7Mesih'in elçileri olarak size ağırlığımızı hissettirebilirdik. Ama çocuklarını bağrına basan bir anne gibi size şefkatle davrandık.
8Sizlere öylesine gönülden bağlanmıştık ki, sizinle yalnız Tanrı'nın Müjdesi'ni değil, kendi canlarımızı da paylaşmaya razıydık. Çünkü sizi o denli çok sevdik!
9Evet, kardeşler, nasıl uğraşıp didindiğimizi anımsarsınız. Hiçbirinize yük olmamak için gece gündüz çalıştık, Tanrı'nın Müjdesi'ni size duyurduk.
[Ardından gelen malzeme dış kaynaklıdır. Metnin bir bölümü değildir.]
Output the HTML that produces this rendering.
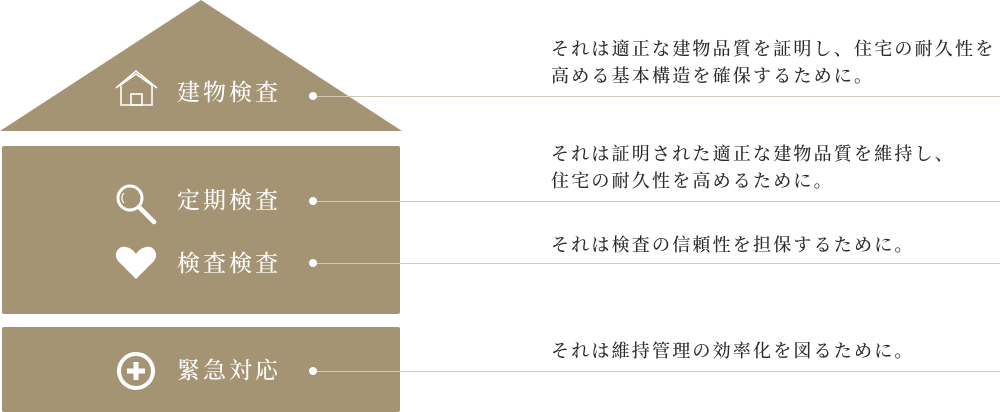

10İman eden sizlere karşı davranışımızın ne denli kutsal, adil, kusursuz olduğuna siz tanıksınız; Tanrı da buna tanıktır.
11Bildiğiniz gibi, bir baba çocuklarına nasıl davranırsa, her birinize öyle davrandık.
12Sizi yüreklendirdik, teselli ettik; sizleri egemenliğine ve yüceliğine çağıran Tanrı'ya yaraşır biçimde yaşamaya özendirdik.
13Tanrı'ya sürekli şükretmemiz için bir neden daha var: Tanrı sözünü bizden duyup kabul ettiğiniz zaman bunu insan sözü olarak değil, gerçekte olduğu gibi, Tanrı sözü olarak benimsediniz. Siz imanlılarda etkin olan da bu sözdür.